Breaking up is hard to do

I guess today or tomorrow will be considered the practical date for Mandy and I breaking up. Officially, last Saturday was when we made the decision, but being in San Francisco without anywhere else to go and things to be wrapped up, today is the last day of our current dating reality. We finally both communicated to each other where our emotions have been for the last six months, and that clarity will make this transition a little easier. I am loading up my car and emptying as much from my storage unit as possible and leaving for Texas in the morning.
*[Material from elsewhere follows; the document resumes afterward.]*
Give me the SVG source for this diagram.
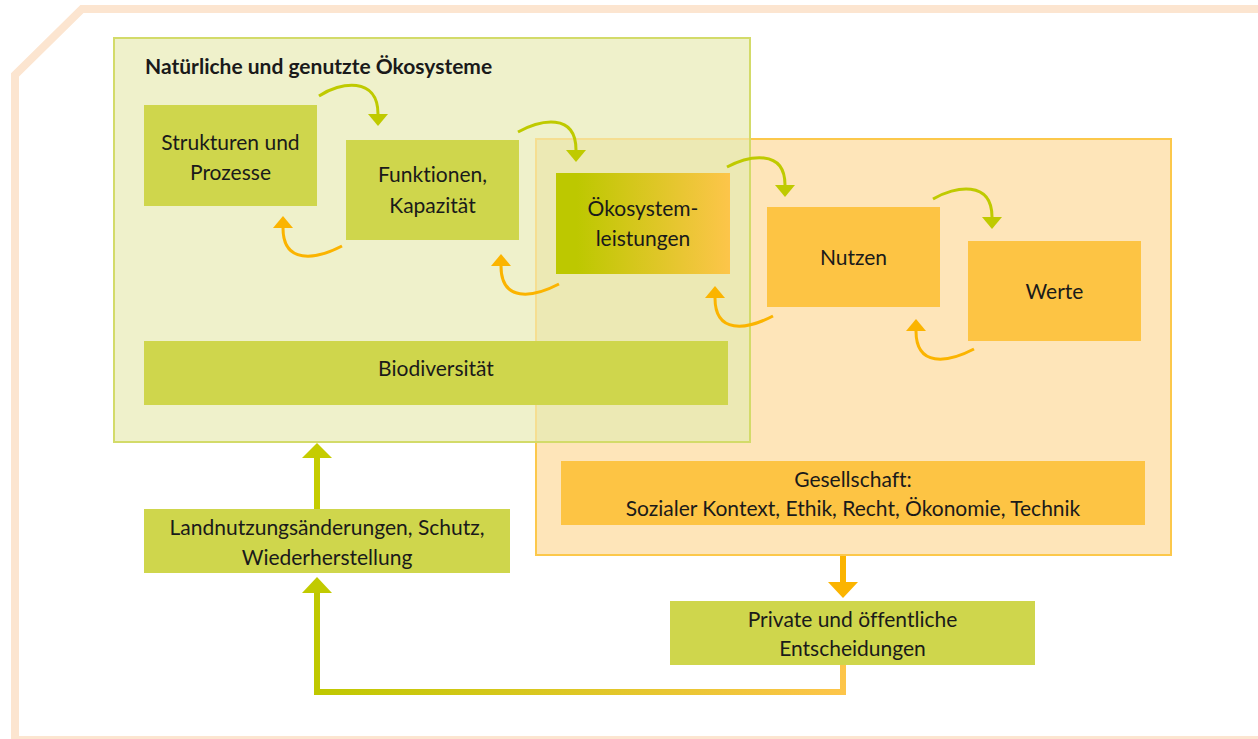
<svg xmlns="http://www.w3.org/2000/svg" width="1258" height="739" viewBox="0 0 1258 739">
<style>
text{font-variant-ligatures:none}
.t{font-family:Lato,"Open Sans","Liberation Sans",sans-serif;font-size:21px;fill:#1a1a1a;text-anchor:middle}
.g{fill:#cfd64c}
.o{fill:#fdc444}
.ag{fill:none;stroke:#bfca00;stroke-width:3}
.ao{fill:none;stroke:#fbb400;stroke-width:3}
</style>
<defs>
<marker id="mg" viewBox="0 0 12 20" refX="0" refY="10" markerWidth="12" markerHeight="20" markerUnits="userSpaceOnUse" orient="auto"><path d="M0,0 L12,10 L0,20 z" fill="#bfca00"/></marker>
<marker id="mo" viewBox="0 0 12 20" refX="0" refY="10" markerWidth="12" markerHeight="20" markerUnits="userSpaceOnUse" orient="auto"><path d="M0,0 L12,10 L0,20 z" fill="#fbb400"/></marker>
<linearGradient id="eg" x1="0" y1="0" x2="1" y2="0"><stop offset="0.12" stop-color="#bdc800"/><stop offset="1" stop-color="#fdc54a"/></linearGradient>
<linearGradient id="bg" gradientUnits="userSpaceOnUse" x1="317" y1="0" x2="843" y2="0"><stop offset="0" stop-color="#bfc800"/><stop offset="1" stop-color="#fdc54a"/></linearGradient>
</defs>
<path d="M1258,9 L82,9 L15,75 L15,740 L1258,740" fill="none" stroke="#fce5d0" stroke-width="8"/>
<g id="gesellschaft-bereich">
<rect x="536" y="139" width="635" height="416" fill="#fee5b9" stroke="#fcc84b" stroke-width="2"/>
</g>
<g id="oekosysteme-bereich">
<rect x="114" y="38" width="636" height="404" fill="#eff1cb"/>
<rect x="537" y="140" width="212" height="301" fill="#ece9b4"/>
<path d="M536,442 L536,139 L750,139" fill="none" stroke="#fcc84b" stroke-width="2" opacity="0.45"/>
<rect x="114" y="38" width="636" height="404" fill="none" stroke="#d3db69" stroke-width="2"/>
<text x="145" y="74" style="font-family:Lato,'Open Sans','Liberation Sans',sans-serif;font-size:21px;font-weight:bold;fill:#1a1a1a">Natürliche und genutzte Ökosysteme</text>
</g>
<g id="strukturen"><rect class="g" x="144" y="105" width="173" height="101"/><text class="t" x="230.5" y="150">Strukturen und</text><text class="t" x="230.5" y="180">Prozesse</text></g>
<g id="funktionen"><rect class="g" x="346" y="140" width="173" height="100"/><text class="t" x="432.5" y="182">Funktionen,</text><text class="t" x="432.5" y="213">Kapazität</text></g>
<g id="oekosystemleistungen"><rect x="556" y="173" width="174" height="101" fill="url(#eg)"/><text class="t" x="643" y="216">Ökosystem-</text><text class="t" x="643" y="246">leistungen</text></g>
<g id="nutzen"><rect class="o" x="767" y="207" width="173" height="100"/><text class="t" x="853.5" y="265">Nutzen</text></g>
<g id="werte"><rect class="o" x="968" y="241" width="173" height="100"/><text class="t" x="1054.5" y="299">Werte</text></g>
<g id="biodiversitaet"><rect class="g" x="144" y="341" width="584" height="64"/><text class="t" x="436" y="376">Biodiversität</text></g>
<g id="gesellschaft"><rect class="o" x="561" y="461" width="584" height="64"/><text class="t" x="853" y="487">Gesellschaft:</text><text class="t" x="853" y="516">Sozialer Kontext, Ethik, Recht, Ökonomie, Technik</text></g>
<g id="landnutzung"><rect class="g" x="144" y="509" width="366" height="64"/><text class="t" x="327" y="535">Landnutzungsänderungen, Schutz,</text><text class="t" x="327" y="565">Wiederherstellung</text></g>
<g id="entscheidungen"><rect class="g" x="670" y="601" width="365" height="64"/><text class="t" x="852.5" y="627">Private und öffentliche</text><text class="t" x="852.5" y="656">Entscheidungen</text></g>
<g id="connectors">
<path class="ag" d="M319,96 C340,82 378,76 378,114" marker-end="url(#mg)"/>
<path class="ag" d="M518,132 C540,120 576,112 576,150" marker-end="url(#mg)"/>
<path class="ag" d="M727,167 C748,156 785,148 785,185" marker-end="url(#mg)"/>
<path class="ag" d="M933,199 C955,186 992,180 992,217" marker-end="url(#mg)"/>
<path class="ao" d="M342,246 C315,260 283,264 283,228" marker-end="url(#mo)"/>
<path class="ao" d="M559,284 C532,298 501,302 501,266" marker-end="url(#mo)"/>
<path class="ao" d="M773,316 C746,330 715,334 715,298" marker-end="url(#mo)"/>
<path class="ao" d="M974,349 C947,363 916,367 916,331" marker-end="url(#mo)"/>
<line x1="317" y1="509" x2="317" y2="457" stroke="#c5cc00" stroke-width="6"/>
<polygon points="302,458 332,458 317,443" fill="#c5cc00"/>
<path d="M843,665 L843,692 L317,692 L317,592" fill="none" stroke="url(#bg)" stroke-width="6"/>
<polygon points="302,593 332,593 317,577" fill="#c1ca00"/>
<line x1="843" y1="556" x2="843" y2="583" stroke="#fbb400" stroke-width="6"/>
<polygon points="828,582 858,582 843,598" fill="#fbb400"/>
</g>
</svg>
I’m not quite sure where we will go from here, but at least we have made a solid decision and can move forward from this day on.

Pretty little love songs…

…can’t be wrong. There are an awful lot of love songs out there whose lyrics truly don’t take your heart and mind for a trip until the situation fits the mold of the songwriter’s empathy. I guess I should say un-love songs, those heartbreak and tearstain melodies that explain the situation that you are in perfectly, and of course have explained that same situation that perfectly for thousands upon thousands of other listeners over the songs’ existence. Whether it has been Wilco’s “A.M.” (which I had listened to many times before now without the emotional connection) or Led Zeppelin or whatever tune the radio serves up, there just seems to be an inordinate amount of coverage of downhill rolling, lost belonging. Or maybe I am just listening to what I want to hear.

Do It. Now!

The great French Marshall Lyautey once asked his gardener to plant a tree. The gardener objected that the tree was slow growing and would not reach maturity for 100 years. The Marshall replied, ‘In that case, there is no time to lose; plant it this afternoon!

– John F. Kennedy

In a postscript – After a couple of phone calls and some inner dialogue, I have decided that it is not only possible but incredibly opportune to visit LA and SF with resume in tow. December may not grant me a job, but it will give me the chance to plant my tree.

Fast Food

Must stop eating fast food. The first year in California, when I actually lived in San Francisco proper, those quick and greasy meals were few and far between. Few in number per capita, fast food restaraunts were easy to avoid and small, locally owned eateries were abundant. After moving to Alameda I began to slip. A little KFC here, a little MickeyD’s there. Now that I have spent a couple of months in Texas, I am participating fully in the fast food culture that I enjoyed abstaining from only a few short years ago. It’s the convenience, the ease, the price (dollar menus rule!) that seem to make this habitual. Time to convince myself that I don’t have to have it my way and that america’s drive-in will survive without my patronage.